Borrowing

Are You Repeating Your Parents’ Money Mistakes?

Nancy Mann Jackson

If you’ve never asked your parents to divulge their biggest financial regrets, you may be making a mistake of your own. According to a 2017 survey, Gen Xers (ages 36-50) have largely fallen into the same negative money patterns as their Baby Boomer parents—like overspending on nonessentials, racking up debt and not saving enough for retirement.

Luckily, if you’re under 36 (or even a Gen Xer), there’s time to reverse that trend. Here’s how.

1. Start talking.

It’s pretty common for families to stay mum about money. So unless your parents’ financial mistakes are painfully obvious, you may not know unless you ask. If they’re uncomfortable talking real numbers, say you’re just seeking out lessons they’ve learned.
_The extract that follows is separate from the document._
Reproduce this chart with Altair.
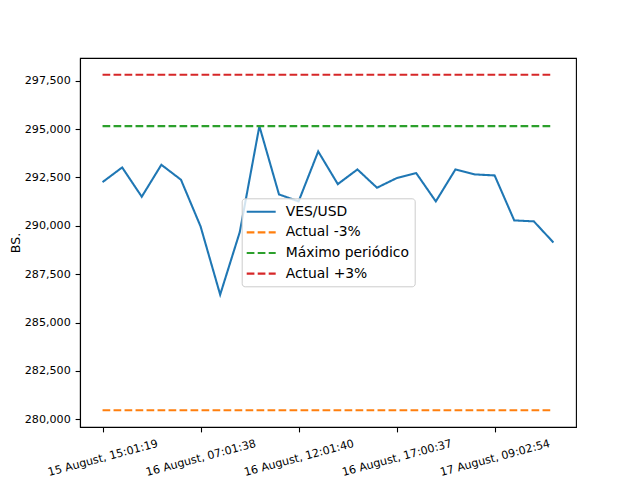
import altair as alt
import pandas as pd

# ---- data ----
series_names = ["VES/USD", "Actual -3%", "Máximo periódico", "Actual +3%"]
series_colors = ["#1f77b4", "#ff7f0e", "#2ca02c", "#d62728"]

ves_usd = [292259, 293018, 291505, 293157, 292383, 289970, 286441, 289677,
           295155, 291624, 291262, 293845, 292156, 292915, 291969, 292466,
           292724, 291262, 292915, 292657, 292605, 290280, 290229, 289137]

actual_minus_3 = 280465
maximo_periodico = 295155
actual_plus_3 = 297810

tick_positions = [0, 5, 10, 15, 20]
tick_labels = ["15 August, 15:01:19", "16 August, 07:01:38", "16 August, 12:01:40",
               "16 August, 17:00:37", "17 August, 09:02:54"]

y_ticks = [280000, 282500, 285000, 287500, 290000, 292500, 295000, 297500]

# ---- table ----
rows = []
for i, v in enumerate(ves_usd):
    rows.append({"series": "VES/USD", "idx": i, "value": v})
last = len(ves_usd) - 1
for name, lvl in [("Actual -3%", actual_minus_3), ("Máximo periódico", maximo_periodico),
                  ("Actual +3%", actual_plus_3)]:
    rows.append({"series": name, "idx": 0, "value": lvl})
    rows.append({"series": name, "idx": last, "value": lvl})
df = pd.DataFrame(rows)

label_expr = "''"
for p, t in reversed(list(zip(tick_positions, tick_labels))):
    label_expr = f"datum.value == {p} ? '{t}' : ({label_expr})"

dash = [7.7, 3.3]
dashes = [[1, 0], dash, dash, dash]

chart = alt.Chart(df).mark_line(strokeWidth=2.08).encode(
    x=alt.X("idx:Q",
            scale=alt.Scale(domain=[-1.15, 24.15], nice=False, zero=False),
            axis=alt.Axis(values=tick_positions, labelExpr=label_expr, title=None,
                          labelAngle=-15, labelAlign="center", labelBaseline="middle",
                          labelPadding=26, labelFontSize=11.1, labelOverlap=False,
                          labelFlush=False, labelBound=False)),
    y=alt.Y("value:Q",
            scale=alt.Scale(domain=[279598, 298677], nice=False, zero=False),
            axis=alt.Axis(values=y_ticks, format=",.0f", title="BS.",
                          labelFontSize=11.1, titleFontSize=12.5,
                          titleFontWeight="normal", titlePadding=2)),
    color=alt.Color("series:N", scale=alt.Scale(domain=series_names, range=series_colors),
                    legend=alt.Legend(title=None)),
    strokeDash=alt.StrokeDash("series:N", scale=alt.Scale(domain=series_names, range=dashes),
                              legend=alt.Legend(title=None)),
).properties(
    width=496, height=369,
    padding={"left": 72, "top": 50, "right": 56, "bottom": 53},
    autosize=alt.AutoSizeParams(type="none"),
).configure(
    font="DejaVu Sans",
).configure_view(
    stroke="black", strokeWidth=1.1,
).configure_axis(
    grid=False, domainColor="black", domainWidth=1.1, tickColor="black",
    tickWidth=1.1, tickSize=4.9, labelColor="black", titleColor="black",
    labelPadding=4.9, labelFont="DejaVu Sans", titleFont="DejaVu Sans",
).configure_legend(
    orient="none", legendX=161.7, legendY=140.3,
    fillColor="rgba(255,255,255,0.8)", strokeColor="#cccccc", cornerRadius=3,
    padding=5, labelFontSize=13.9, labelColor="black", labelFont="DejaVu Sans",
    symbolType="M-2,0H2", symbolSize=210, symbolStrokeWidth=2.08,
    symbolOffset=6, labelOffset=16, rowPadding=4.6,
)

chart.save("out.html", embed_options={"renderer": "svg", "actions": False})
Of course, you can also learn from mistakes you’ve seen play out in your family. If your parents are working longer than they’d hoped because they didn’t save enough for retirement, it’s a good time to make sure your own retirement plan is on track, says Certified Financial Planner Tim Hewitt of Wiley Group.  (See #4.) If they panic-sold stocks during the Great Recession, and missed out on the market’s recovery, take time to educate yourself on the dangers of timing the market.

2. Get clear on your own expectations and values.

It’s easy to allow our money choices to be driven by what peers or pop culture tells us is important—from bling to big homes. Chances are, some of your parents’ money mistakes were a result of following the pack instead of making spending decisions based on their own values and budget.

Instead of trying to keep up, write down the goals you actually care about (and stop spending money on things you don’t) and create a savings plan to reach them. You’ll not only feel more in control, but the exercise can help keep you from overspending by being more conscious of where your money is going.

3. Live below your means.

Your parents probably told you this one. But putting it into practice can be challenging when you’re not making a lot of money.  If that’s you, try one of these relatively low-effort ways to save more, like buying in bulk or negotiating a few household bills and being mindful of your energy consumption. If you’re particularly prone to overspending on nonessentials—the top regret amongst Gen Xers and Boomers—remember these shopping hacks each time you hit the store.

4. Pay your (future) self first.

According to a 2016 survey, 42 percent of millennials haven’t started saving for retirement.

The good news is it doesn’t take much to get started. “The sooner you can save even a small portion of your salary, the better, because compound interest is how your savings can grow substantially,” says Rob TeKolste of Sammons Financial Group. Starting small and inching up your 401(k) contribution a half or full percent annually as your income grows—or setting up a small automatic transfer to an Individual Retirement Account (IRA) on pay day—can help ensure you don’t end up having to play catch up in your 40s and 50s.

5. Get educated.

Whether your family opens up about their money mistakes or not, remember there’s a wealth of free information and advice available at your fingertips. Getting educated about money doesn’t need to be a complicated or time-consuming exercise, either. Even reading a few articles a month and familiarizing yourself with key money terms can help you make better money decisions that’ll benefit you in the long run.